Herein lies the constitutional problem. The first amendment doesn’t call for the defense of the Christian faith. It calls for the protection of free expression of religion and opposes the official establishment of any particular religious group.
A key moment in religious freedom jurisprudence occurred in 1944 in United States v. Ballard. The Ballards were a husband and wife team that set up a church as a means to collect money, raising over $3 million. The lower court argued that the Ballards didn’t really hold a good faith belief in what they were espousing and got a fraud conviction. This was overturned on appeal in the US Court of Appeals. The state of California appealed that ruling to the Supreme Court. By a decision of 5-4, the Supreme Court agreed with the appellate court. Justice William Douglas, writing the majority opinion, argued:
The religious views espoused by respondents might seem incredible, if not preposterous, to most people. But if those doctrines are subject to trial before a jury charged with finding their truth or falsity, then the same can be done with the religious beliefs of any sect. When the triers of fact undertake that task, they enter a forbidden domain. The First Amendment does not select any one group or any one type of religion for preferred treatment. It puts them all in that position.
This is the birth of the idea of “sincerely held religious beliefs”. The Supreme Court refused to put itself in the position of “finding truth or falsity”. It is worth noting that none of the dissenters were willing to take up the “truth” question either. Three of the justices argued that illegal actions could not be masked under religious beliefs. The remaining justice, Robert Jackson, saw any enforcement of law over religion as problematic and raised potential for religious persecution. He then challenged the notion of sincerity:
If religious liberty includes, as it must, the right to communicate such experiences to others, it seems to me an impossible task for juries to separate fancied ones from real ones, dreams from happenings, and hallucinations from true clairvoyance.
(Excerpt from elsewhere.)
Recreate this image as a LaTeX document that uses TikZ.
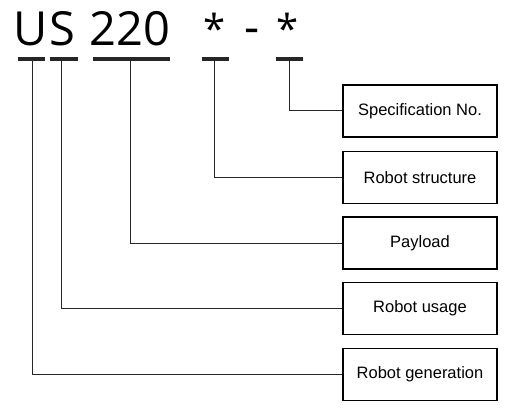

Such experiences, like some tones and colors, have existence for one, but none at all for another. They cannot be verified to the minds of those whose field of consciousness does not include religious insight. When one comes to trial which turns on any aspect of religious belief or representation, unbelievers among his judges are likely not to understand, and are almost certain not to believe, him.
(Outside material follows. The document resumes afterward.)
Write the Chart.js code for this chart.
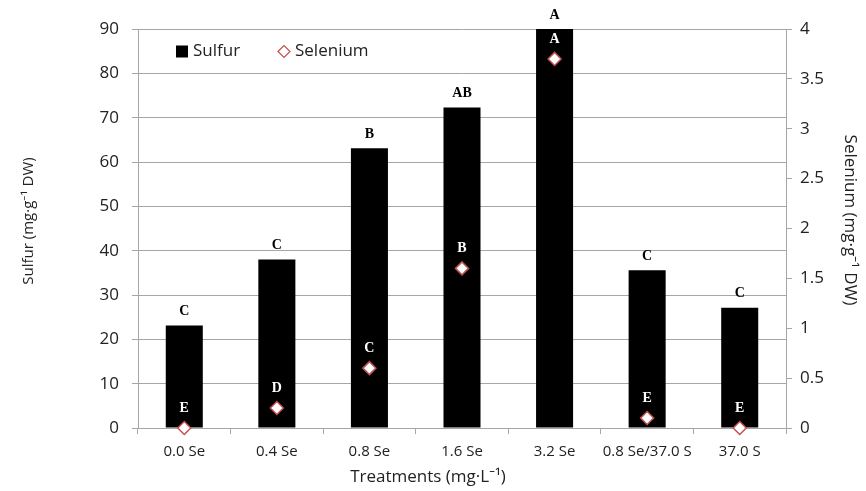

This brings me back to Jim Jones, Randy Weaver, and David Koresh. It is difficult for those outside the religious group to evaluate the sincerity of the belief system involved. That’s why other laws are the means of enforcement. It is a matter of attempting to separate the religious beliefs from the expectations of shared adherence to laws.
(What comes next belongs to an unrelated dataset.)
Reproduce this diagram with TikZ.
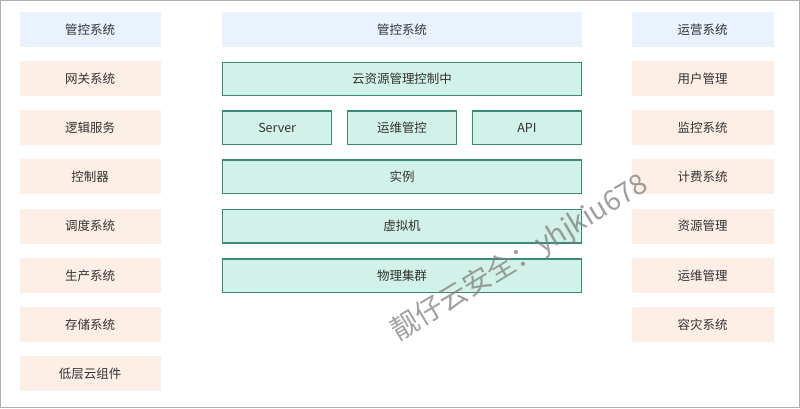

So the Masterpiece Cakeshop and Hobby Lobby decisions represent the conflict that arises between shared legal standards and closely held religious beliefs. Following Ballard, the court has tended to side with the religious beliefs because it has no lever with which to do anything else.
But it is vitally important to remember that religious freedom does not work as a particularized right. It is as relevant to evangelical Christians as it is to White separatists, to communal apocalyptic groups, to Pastafarians, and to those with no faith whatsoever.
My very first publication was a 1980 book review of James Richardson’s Conversion Careers: In and Out of the New Religious Movements. As i remember the book, the takeaway was the thing that separated these “deviant” religious groups from established religious groups revolved around the social acceptance denied them. When one’s group is seen as outside the mainstream, it’s harder for people to understand them as a legitimate religious group.
That may be true sociologically but it remains an open question for a Supreme Court that simultaneously upholds religious expression while avoiding questions of validity.